Duel de Dames, ou quand George rencontre Sarah !
Alors que la tempête fait rage un étrange voyageur se présente à Port Blanc, petit port breton. Lucien, un jeune marin de 17 ans sert de valet et d’homme à tout faire. Le voyageur est une femme qui porte un nom d’homme, George Sand. Cela n’évoque rien à Lucien. Il sait que la locataire de Port Blanc est une comédienne célèbre Sarah Bernhardt. Cette dernière refuse tout net de recevoir l’écrivain. George Sand insiste, cette rencontre est cruciale pour elle. En févier 1870, l’étoile de la bonne Dame de Nohant a bien pâli. Elle n’arrive pas à faire jouer sa dernière pièce, elle ne peut plus écrire pour le Figaro, ses dettes deviennent présentes. Elle joue son va-tout en proposant sa pièce à la grande Sarah. L’une est au firmament, l’autre au crépuscule de sa vie. La grande Sarah ne va pas se laisser convaincre comme cela, on sent un contentieux entre les deux femmes. Et puis Sarah sait que l’on ne vient pas par hasard à Port Blanc.

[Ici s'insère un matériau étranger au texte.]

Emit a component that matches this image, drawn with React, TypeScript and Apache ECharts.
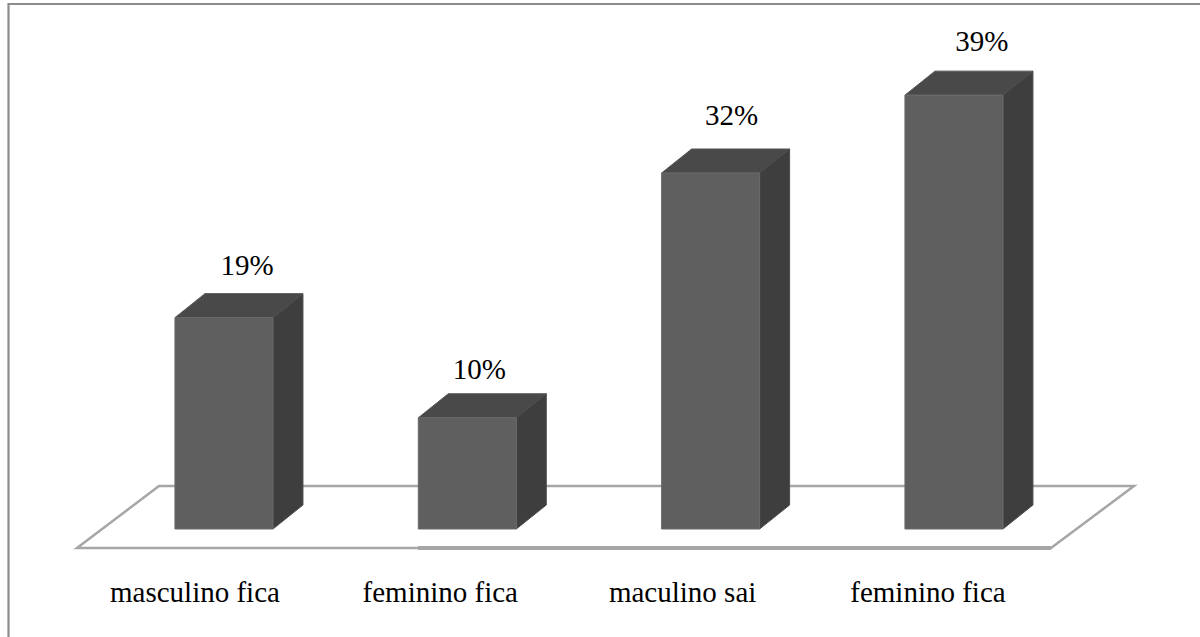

Thierry Lassalle s’est inspiré pour cetyte pièce d’une note dans le journal de George Sand qui relate son expédition dans le petit port breton. Il a orchestré cette rencontre comme un duel à lames nues. Ces deux femmes ont marqué le siècle par leur prise de position, leur liberté, et leur combat contre une société qui enferme dans un carcan les femmes. Le dialogue est savoureux, les deux femmes sont intelligentes, vives et savent manier le paradoxe avec maestria. C’est un véritable duel où tous les coups sont permis. La première passe d’arme semble avoir mis George Sand KO mais elle a des ressources et des arguments qui ne devraient pas laisser la diva des scènes parisiennes insensible.
Marie Christine Barrault était tout indiquée pour ce rôle. Entre George Sand et elle c’est un compagnonnage de longue date. La grande comédienne fut une alliée tant pour l’auteur que pour le metteur en scène Olivier Macé. Connaissant parfaitement l’œuvre elle a pu conseiller l’équipe. Le résultat est là. Marie Christine Barrault est une George Sand toute en force contenue, une belle maturité avec des élans de passions, elle est grandiose. Christelle Reboul interprète Sarah Bernhardt avec fougue, un humour piquant. Sarah est jeune, célèbre, amoureuse, et veut régler ses comptes. Cristelle Reboul est une comédienne au registre multiple, elle est étincelante.
Olivier Macé a su diriger de main de maître ses deux monstres sacrés. En confiant le décor à Olivier Prost, il permet aux spectateurs de se trouver dans l’intimité de ces grandes dames. Accessoires et meubles nous plongent en 1870 pour assister à ce savoureux duel. Le spectacle reçoit des applaudissements digne de ces monstres sacrés.